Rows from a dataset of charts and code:
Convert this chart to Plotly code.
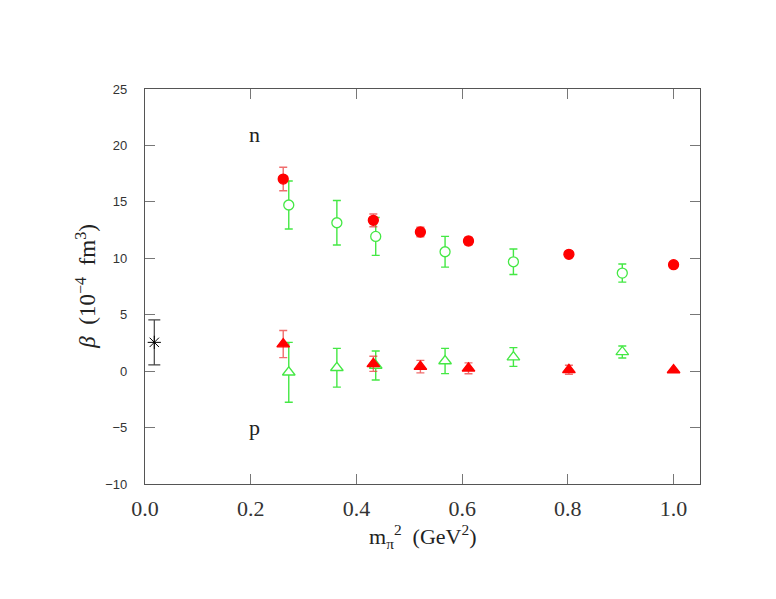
import plotly.graph_objects as go

# neutron (upper) and proton (lower) beta values, two lattice sets
x_red = [0.2615, 0.432, 0.521, 0.612, 0.802, 1.000]
n_red = [17.02, 13.36, 12.33, 11.53, 10.35, 9.43]
n_red_err = [1.04, 0.57, 0.42, 0.33, 0.0, 0.0]
p_red = [2.4, 0.65, 0.4, 0.25, 0.12, 0.1]
p_red_err = [1.2, 0.67, 0.55, 0.48, 0.4, 0.0]

x_green = [0.272, 0.363, 0.4365, 0.5677, 0.697, 0.903]
n_green = [14.72, 13.15, 11.94, 10.58, 9.69, 8.69]
n_green_err = [2.13, 1.97, 1.68, 1.36, 1.13, 0.8]
p_green = [-0.1, 0.3, 0.5, 0.9, 1.25, 1.7]
p_green_err = [2.65, 1.72, 1.28, 1.12, 0.83, 0.53]

x_exp = [0.0176]
y_exp = [2.55]
y_exp_err = [2.0]

RED = "#ff0000"
RED_BAR = "rgba(235,60,60,0.75)"
GREEN = "#44e844"
SERIF = "Liberation Serif"

fig = go.Figure()

def add(x, y, err, sym, color, barcolor, size, fill=True):
    fig.add_trace(go.Scatter(
        x=x, y=y, mode="markers",
        marker=dict(symbol=sym, size=size,
                    color=color if fill else "white",
                    line=dict(color=color, width=1.3)),
        error_y=dict(type="data", array=err, visible=True,
                     color=barcolor, thickness=1.4, width=4),
        showlegend=False))

add(x_green, n_green, n_green_err, "circle", GREEN, GREEN, 10, fill=False)
add(x_green, p_green, p_green_err, "triangle-up", GREEN, GREEN, 11, fill=False)
add(x_red, n_red, n_red_err, "circle", RED, RED_BAR, 10)
add(x_red, p_red, p_red_err, "triangle-up", RED, RED_BAR, 11)

fig.add_trace(go.Scatter(
    x=x_exp, y=y_exp, mode="markers",
    marker=dict(symbol="asterisk-open", size=11, color="black",
                line=dict(color="black", width=1)),
    error_y=dict(type="data", array=y_exp_err, visible=True,
                 color="#444", thickness=1.2, width=6),
    showlegend=False))

fig.add_annotation(x=0.208, y=21.0, text="n", showarrow=False,
                   font=dict(family=SERIF, size=22, color="#222"))
fig.add_annotation(x=0.208, y=-4.95, text="p", showarrow=False,
                   font=dict(family=SERIF, size=22, color="#222"))

fig.add_annotation(xref="paper", yref="paper", x=-0.106, y=0.5,
                   xanchor="center", yanchor="middle",
                   text="<i>β</i>&nbsp;&nbsp;(10<sup>−4</sup>&nbsp;&nbsp;fm<sup>3</sup>)",
                   textangle=-90, showarrow=False,
                   font=dict(family=SERIF, size=23, color="#222"))
fig.add_annotation(xref="paper", yref="paper", x=0.5, y=-0.133,
                   xanchor="center", yanchor="middle",
                   text="m<sub>π</sub><sup>2</sup>&nbsp;&nbsp;(GeV<sup>2</sup>)",
                   showarrow=False,
                   font=dict(family=SERIF, size=22, color="#222"))

axis_common = dict(showline=True, mirror="ticks", linecolor="#555",
                   linewidth=1.2, ticks="inside", ticklen=10,
                   tickcolor="#777", tickwidth=1.2,
                   showgrid=False, zeroline=False)

fig.update_xaxes(range=[0, 1.05], tickvals=[0, 0.2, 0.4, 0.6, 0.8, 1.0],
                 ticktext=["0.0", "0.2", "0.4", "0.6", "0.8", "1.0"],
                 ticklabelstandoff=4,
                 tickfont=dict(family=SERIF, size=22, color="#333"),
                 **axis_common)
fig.update_yaxes(range=[-10, 25], tickvals=[-10, -5, 0, 5, 10, 15, 20, 25],
                 ticktext=["−10", "−5", "0", "5", "10", "15", "20", "25"],
                 ticklabelstandoff=14,
                 tickfont=dict(family="Liberation Sans", size=13, color="#333"),
                 **axis_common)

fig.update_layout(width=776, height=599,
                  margin=dict(l=137, r=84, t=81, b=123),
                  paper_bgcolor="white", plot_bgcolor="white")

fig.write_html("out.html")
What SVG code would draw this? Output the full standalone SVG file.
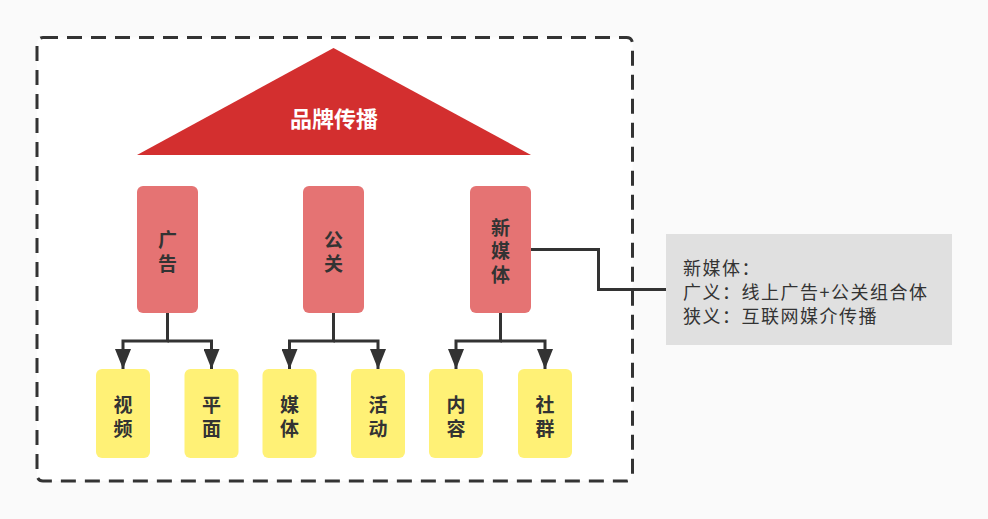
<svg xmlns="http://www.w3.org/2000/svg" width="988" height="519" viewBox="0 0 988 519">
<style>
.lbl{font-family:"Noto Sans CJK SC","Noto Sans",sans-serif;font-weight:bold;font-size:19px;fill:#333;text-anchor:middle;dominant-baseline:central}
.red{fill:#e57373}
.yel{fill:#fff176}
.con{fill:none;stroke:#333;stroke-width:3}
.note{font-family:"Noto Sans CJK SC","Noto Sans",sans-serif;font-size:18px;letter-spacing:1.5px;fill:#333;dominant-baseline:central}
</style>
<defs>
<marker id="arr" viewBox="0 0 20 16" refX="20" refY="8" markerWidth="20" markerHeight="16" markerUnits="userSpaceOnUse" orient="auto">
<path d="M0,0 L20,8 L0,16 Z" fill="#333"/>
</marker>
</defs>
<rect x="0" y="0" width="988" height="519" fill="#fafafa"/>
<g id="frame">
<rect x="37" y="37.5" width="595.5" height="443.5" rx="6" fill="#ffffff" stroke="#333" stroke-width="3" stroke-dasharray="15 9"/>
</g>
<g id="roof">
<polygon points="333.5,48 531,155 137,155" fill="#d32f2f"/>
<text x="334" y="117" style="font-family:'Noto Sans CJK SC','Noto Sans',sans-serif;font-weight:bold;font-size:22px;fill:#ffffff;text-anchor:middle;dominant-baseline:central">品牌传播</text>
</g>
<g id="connectors">
<path class="con" d="M167.5,313 V341 H123 V369" marker-end="url(#arr)"/>
<path class="con" d="M167.5,341 H211.5 V369" marker-end="url(#arr)"/>
<path class="con" d="M333.5,313 V341 H289.5 V369" marker-end="url(#arr)"/>
<path class="con" d="M333.5,341 H378 V369" marker-end="url(#arr)"/>
<path class="con" d="M500.5,313 V341 H456 V369" marker-end="url(#arr)"/>
<path class="con" d="M500.5,341 H545 V369" marker-end="url(#arr)"/>
<path class="con" d="M531,249.5 H598.5 V289.5 H666"/>
</g>
<g id="n-ad"><rect class="red" x="137" y="186" width="61" height="127" rx="6"/><text class="lbl" x="167.5" y="238">广</text><text class="lbl" x="167.5" y="262">告</text></g>
<g id="n-pr"><rect class="red" x="303" y="186" width="61" height="127" rx="6"/><text class="lbl" x="333.5" y="238">公</text><text class="lbl" x="333.5" y="262">关</text></g>
<g id="n-nm"><rect class="red" x="470" y="186" width="61" height="127" rx="6"/><text class="lbl" x="500.5" y="226">新</text><text class="lbl" x="500.5" y="249.5">媒</text><text class="lbl" x="500.5" y="273">体</text></g>
<g id="n-video"><rect class="yel" x="96" y="369" width="54" height="89" rx="6"/><text class="lbl" x="123" y="403">视</text><text class="lbl" x="123" y="427">频</text></g>
<g id="n-print"><rect class="yel" x="184.5" y="369" width="54" height="89" rx="6"/><text class="lbl" x="211.5" y="403">平</text><text class="lbl" x="211.5" y="427">面</text></g>
<g id="n-media"><rect class="yel" x="262.5" y="369" width="54" height="89" rx="6"/><text class="lbl" x="289.5" y="403">媒</text><text class="lbl" x="289.5" y="427">体</text></g>
<g id="n-event"><rect class="yel" x="351" y="369" width="54" height="89" rx="6"/><text class="lbl" x="378" y="403">活</text><text class="lbl" x="378" y="427">动</text></g>
<g id="n-content"><rect class="yel" x="429" y="369" width="54" height="89" rx="6"/><text class="lbl" x="456" y="403">内</text><text class="lbl" x="456" y="427">容</text></g>
<g id="n-community"><rect class="yel" x="518" y="369" width="54" height="89" rx="6"/><text class="lbl" x="545" y="403">社</text><text class="lbl" x="545" y="427">群</text></g>
<g id="n-note">
<rect x="666" y="234" width="286" height="111" fill="#e0e0e0"/>
<text class="note" x="683" y="267">新媒体：</text>
<text class="note" x="683" y="291">广义：线上广告+公关组合体</text>
<text class="note" x="683" y="315">狭义：互联网媒介传播</text>
</g>
</svg>
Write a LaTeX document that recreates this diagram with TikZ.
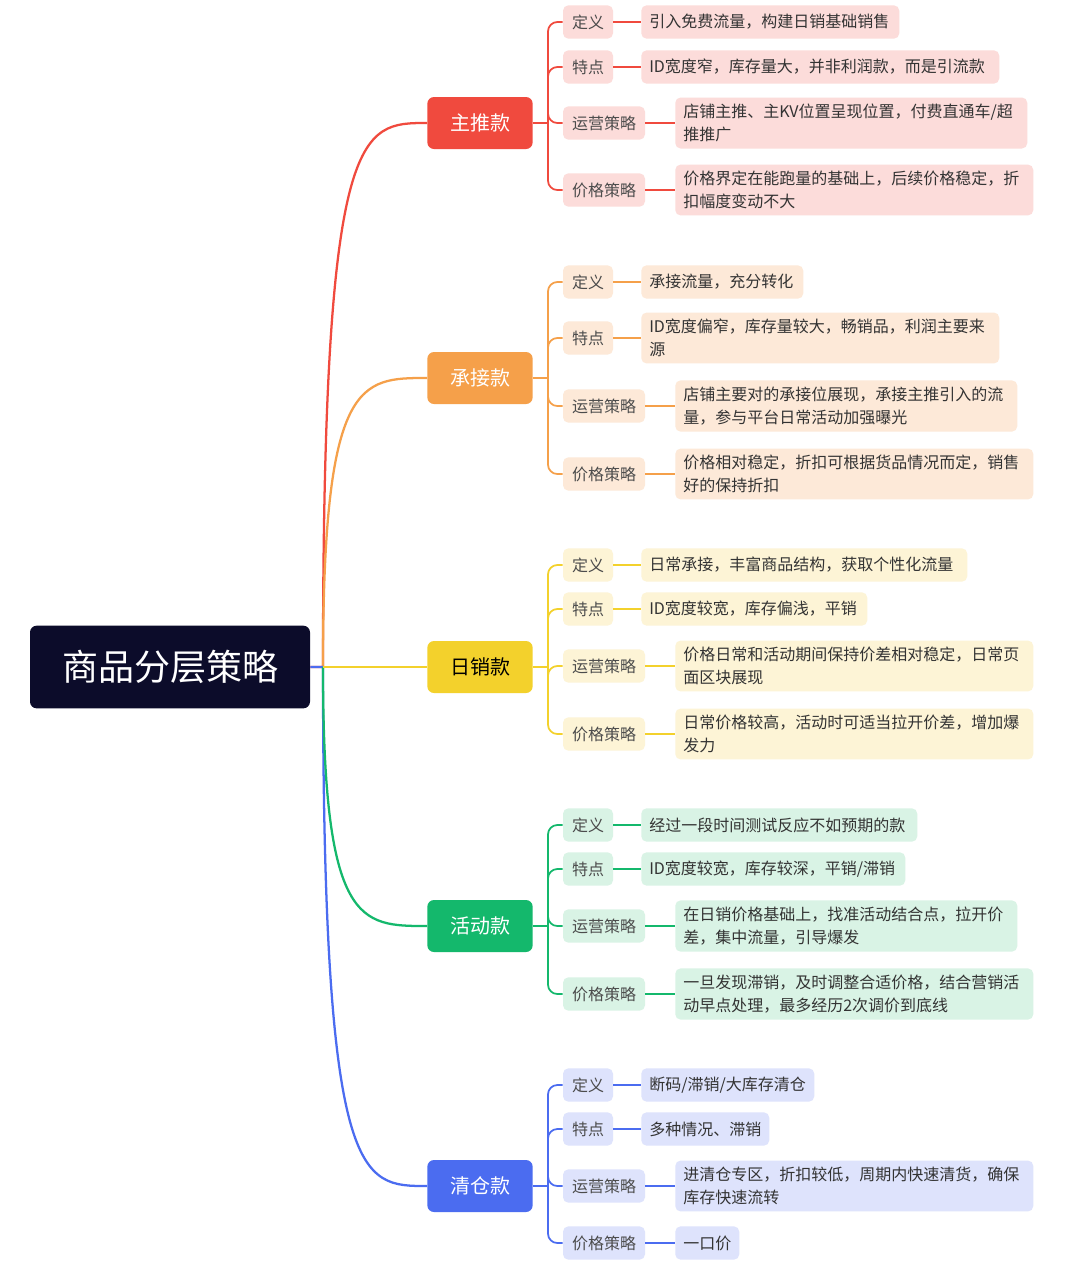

Task directions: Take the records above from their first line through the line with "import plotly.graph_objects as go" and set those lines down word for word, minus the pictures.

Answer to this task:
Convert this chart to Plotly code.
import plotly.graph_objects as go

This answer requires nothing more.